Sabalenka took to Chinese microblogging website Weibo to issue a video apology to Zheng’s fans on the night of her victory.
“Hi guys, here I am with the trophy. I am so sorry, I know you all support Qinwen, I understand this,” Sabalenka said while holding the Australian Open trophy in the video.
“Anyway, thank you so much for all the support, I love playing in China, hopefully I will come back this year to China.
“Thank you so much and see you soon,” she concluded, blowing a kiss towards the camera.
A shattered but circumspect Zheng after the match gave credit to her opponent.
“Congrats to Aryna to have such a wonderful match here,” Zheng said.
“I didn’t perform my best. That’s a real pity for me, because I really want to show better than that.”
She lamented an early blip, losing her opening serve, and was then unable to take advantage of three break points to put the set back on serve.
“I think in this match I’m start pretty slow,” Zheng said.
“The difference is the beginning, I can’t hold the service game. Then later on, when I got the chance to break her 40-love up and I’m not able to make it.
“You know, that little moment makes the match so different.
“She’s a really aggressive player and if you let a chance go, it will happen like today.”
Despite her remorse, Sabalenka is hungry for more and hopes a second Australian Open title will serve as merely the appetiser before a feast of grand-slam spoils.
Sabalenka credits a new-found emotional equilibrium and a fun-loving entourage for helping transform the one-time temperamental under-achiever into potentially the dominant force in women’s tennis.
The two-time Australian Open winner has battled mental demons throughout her career, overcoming serving yips and several crushing semi-final defeats before reaching her maiden grand-slam decider only 12 months ago in Melbourne.
But after breaking through in 2023 and then becoming the first woman since fellow Belarusian Victoria Azarenka 11 years ago to defend their Open crown on Saturday, Sabalenka believes she’s at last cracked the code.

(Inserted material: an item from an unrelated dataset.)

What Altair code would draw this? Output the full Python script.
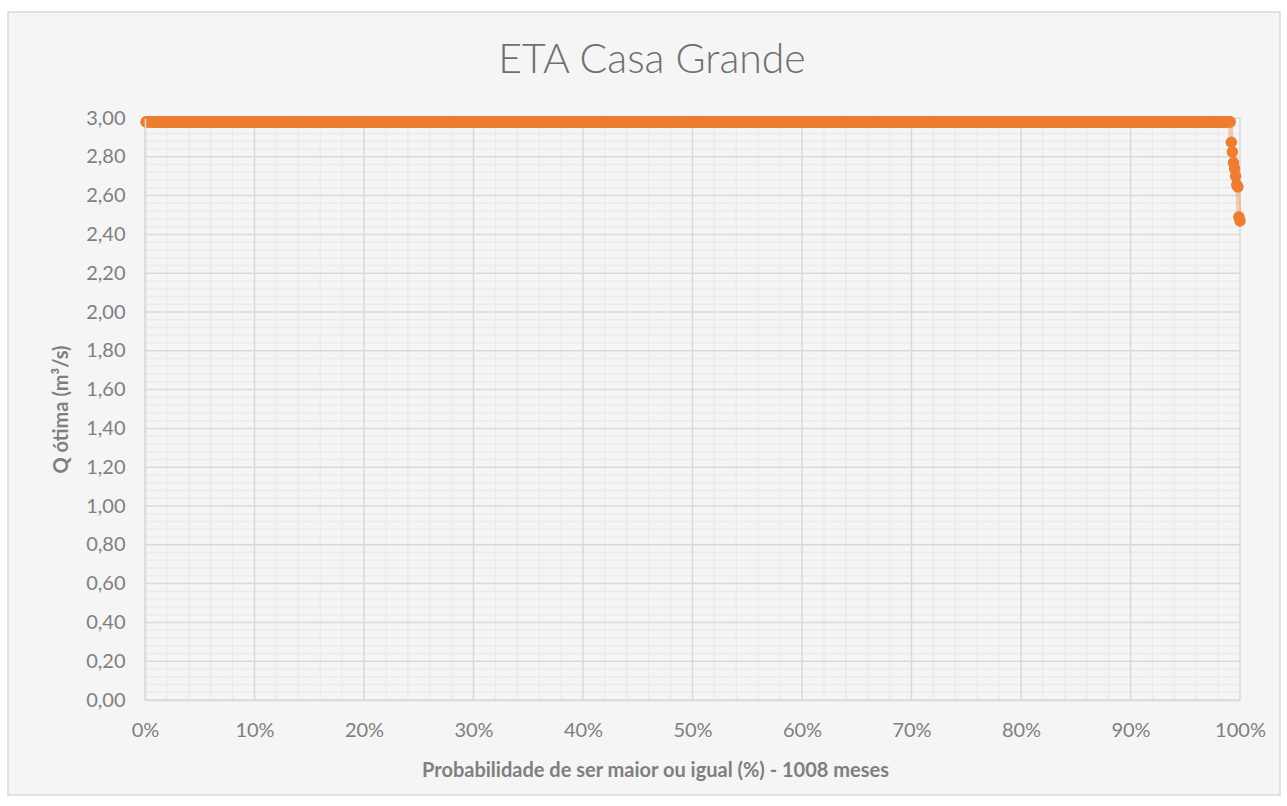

Four months after cameras captured the world No.2 smashing racquets in the locker-room after blowing a one-set lead in the US Open final against Coco Gauff, Sabalenka says an inner calm is now driving her.
“It’s all come with experience,” Sabalenka said.
“There is not going to be big wins without really tough losses. Of course I was very down after those matches. I was crying, I was smashing the racquet, as we see. I was really crazy.
“But then, after a day or two, we sit down with the team, thinking, ‘OK, what do we have to do to fix it and to make sure this will never happen again?’”
It’s been a lengthy process but now the only back-stage footage found of Sabalenka is of the mercurial star playing light-hearted games with coach Anton Dubrov and conditioner and mind guru Jason Stacy before entering the grand-slam cauldron.
“It’s actually good that I’m two different people on and off the court,” she said, explaining the ritual of signing her autograph on Stacy’s bald head after every win at Melbourne Park.
“Because if I would be the same person that I am on the court off the court, I think I wouldn’t have my team around me and I think I would be alone.
“It takes me so much time to become who I am right now on court, to have this control of myself and to understand myself better.”
Sabalenka had feared major titles may elude her.
“There was really a moment where I really didn’t believe that I’m going to win a slam one day, especially those periods when I was serving double faults and couldn’t fix my serve,” she said.
“There was a lot of up and downs.
“But I just couldn’t quit. I felt like I just have to keep doing what I’m doing. I just have to keep fighting for my dream and make sure that if there is something I want to believe and there is something that my father (late) is watching me and very proud of me.
“So I just couldn’t stop for my family.”
Now the Belarusian has joined greats Ash Barty (2022), Serena Williams (2017), Maria Sharapova (2008) and Lindsay Davenport (2000) as only the fifth woman this century to hoist the Daphne Akhurst Memorial Cup without dropping a set after shedding her one-slam wonder tag.
“It’s been in my mind that I didn’t want to be that player who win it and then disappeared,” Sabalenka said.
“I just wanted to show that I’m able to be consistently there and I’m able to win another one.
“I really hope for more than two right now.”